- **Collected data**:
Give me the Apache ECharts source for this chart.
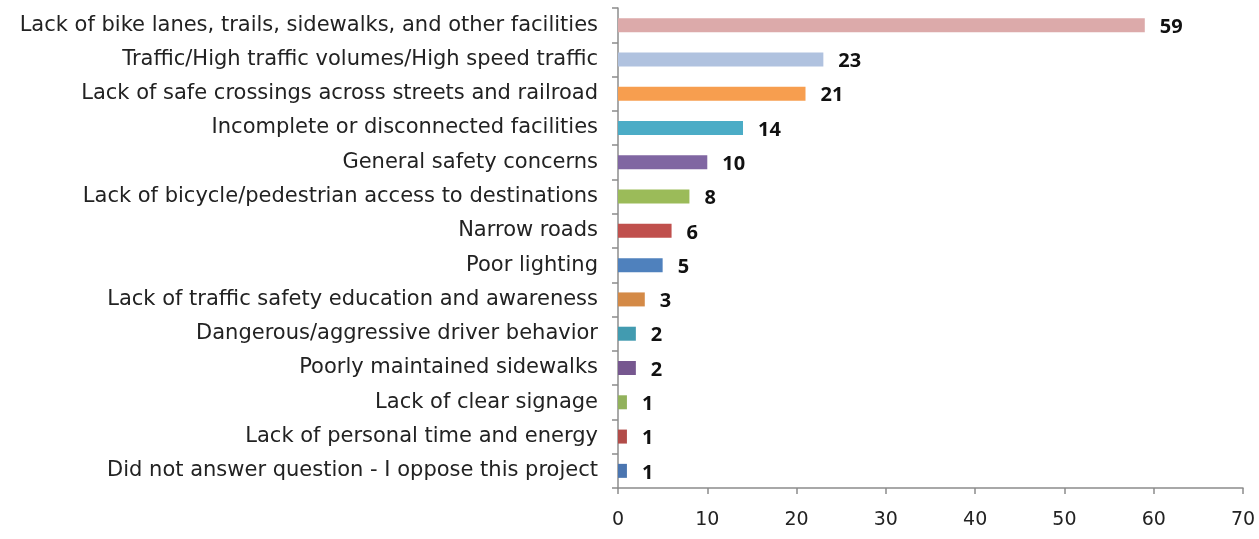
<!DOCTYPE html>
<html>
<head>
<meta charset="utf-8">
<script src="https://cdn.jsdelivr.net/npm/echarts@6/dist/echarts.min.js"></script>
<style>
  html, body { margin: 0; padding: 0; background: #ffffff; }
  #chart { width: 1259px; height: 539px; }
</style>
</head>
<body>
<div id="chart"></div>
<script>
// Reported barriers to walking and biking (number of responses)
const categories = [
  'Lack of bike lanes, trails, sidewalks, and other facilities',
  'Traffic/High traffic volumes/High speed traffic',
  'Lack of safe crossings across streets and railroad',
  'Incomplete or disconnected facilities',
  'General safety concerns',
  'Lack of bicycle/pedestrian access to destinations',
  'Narrow roads',
  'Poor lighting',
  'Lack of traffic safety education and awareness',
  'Dangerous/aggressive driver behavior',
  'Poorly maintained sidewalks',
  'Lack of clear signage',
  'Lack of personal time and energy',
  'Did not answer question - I oppose this project'
];
const responses = [59, 23, 21, 14, 10, 8, 6, 5, 3, 2, 2, 1, 1, 1];
const barColors = [
  '#dcaaaa', '#b0c2df', '#f79e4f', '#4bacc6', '#8066a2', '#9bbb59', '#c0504d',
  '#4f81bd', '#d48a47', '#429bb0', '#76578f', '#92b25c', '#b24c49', '#4a75b0'
];
const xTicks = { min: 0, max: 70, interval: 10 };

const labelFont = '"DejaVu Sans", "Noto Sans", sans-serif';
const valueFont = '"Noto Sans", "Open Sans", sans-serif';

const chart = echarts.init(document.getElementById('chart'));
chart.setOption({
  animation: false,
  grid: { left: 618, right: 16, top: 8, bottom: 51, containLabel: false },
  xAxis: {
    type: 'value',
    min: xTicks.min, max: xTicks.max, interval: xTicks.interval,
    axisLine: { show: true, lineStyle: { color: '#8c8c8c', width: 1.5 } },
    axisTick: { show: true, length: 6, lineStyle: { color: '#8c8c8c', width: 1.5 } },
    splitLine: { show: false },
    axisLabel: { color: '#222', fontFamily: labelFont, fontSize: 19, margin: 23 }
  },
  yAxis: {
    type: 'category',
    inverse: true,
    data: categories,
    axisLine: { show: true, lineStyle: { color: '#8c8c8c', width: 1.5 } },
    axisTick: { show: true, length: 6, alignWithLabel: false, lineStyle: { color: '#8c8c8c', width: 1.5 } },
    axisLabel: { color: '#222', fontFamily: labelFont, fontSize: 21, margin: 20 }
  },
  series: [{
    type: 'bar',
    data: responses.map((v, i) => ({ value: v, itemStyle: { color: barColors[i] } })),
    barWidth: 14,
    label: {
      show: true,
      position: 'right',
      distance: 15,
      offset: [0, 2],
      color: '#111',
      fontFamily: valueFont,
      fontWeight: 'bold',
      fontSize: 20
    }
  }]
});
</script>
</body>
</html>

- **Objective**: Leave out the pictures and retype every line above exactly.

- **Expected output**:
Give me the Apache ECharts source for this chart.
<!DOCTYPE html>
<html>
<head>
<meta charset="utf-8">
<script src="https://cdn.jsdelivr.net/npm/echarts@6/dist/echarts.min.js"></script>
<style>
  html, body { margin: 0; padding: 0; background: #ffffff; }
  #chart { width: 1259px; height: 539px; }
</style>
</head>
<body>
<div id="chart"></div>
<script>
// Reported barriers to walking and biking (number of responses)
const categories = [
  'Lack of bike lanes, trails, sidewalks, and other facilities',
  'Traffic/High traffic volumes/High speed traffic',
  'Lack of safe crossings across streets and railroad',
  'Incomplete or disconnected facilities',
  'General safety concerns',
  'Lack of bicycle/pedestrian access to destinations',
  'Narrow roads',
  'Poor lighting',
  'Lack of traffic safety education and awareness',
  'Dangerous/aggressive driver behavior',
  'Poorly maintained sidewalks',
  'Lack of clear signage',
  'Lack of personal time and energy',
  'Did not answer question - I oppose this project'
];
const responses = [59, 23, 21, 14, 10, 8, 6, 5, 3, 2, 2, 1, 1, 1];
const barColors = [
  '#dcaaaa', '#b0c2df', '#f79e4f', '#4bacc6', '#8066a2', '#9bbb59', '#c0504d',
  '#4f81bd', '#d48a47', '#429bb0', '#76578f', '#92b25c', '#b24c49', '#4a75b0'
];
const xTicks = { min: 0, max: 70, interval: 10 };

const labelFont = '"DejaVu Sans", "Noto Sans", sans-serif';
const valueFont = '"Noto Sans", "Open Sans", sans-serif';

const chart = echarts.init(document.getElementById('chart'));
chart.setOption({
  animation: false,
  grid: { left: 618, right: 16, top: 8, bottom: 51, containLabel: false },
  xAxis: {
    type: 'value',
    min: xTicks.min, max: xTicks.max, interval: xTicks.interval,
    axisLine: { show: true, lineStyle: { color: '#8c8c8c', width: 1.5 } },
    axisTick: { show: true, length: 6, lineStyle: { color: '#8c8c8c', width: 1.5 } },
    splitLine: { show: false },
    axisLabel: { color: '#222', fontFamily: labelFont, fontSize: 19, margin: 23 }
  },
  yAxis: {
    type: 'category',
    inverse: true,
    data: categories,
    axisLine: { show: true, lineStyle: { color: '#8c8c8c', width: 1.5 } },
    axisTick: { show: true, length: 6, alignWithLabel: false, lineStyle: { color: '#8c8c8c', width: 1.5 } },
    axisLabel: { color: '#222', fontFamily: labelFont, fontSize: 21, margin: 20 }
  },
  series: [{
    type: 'bar',
    data: responses.map((v, i) => ({ value: v, itemStyle: { color: barColors[i] } })),
    barWidth: 14,
    label: {
      show: true,
      position: 'right',
      distance: 15,
      offset: [0, 2],
      color: '#111',
      fontFamily: valueFont,
      fontWeight: 'bold',
      fontSize: 20
    }
  }]
});
</script>
</body>
</html>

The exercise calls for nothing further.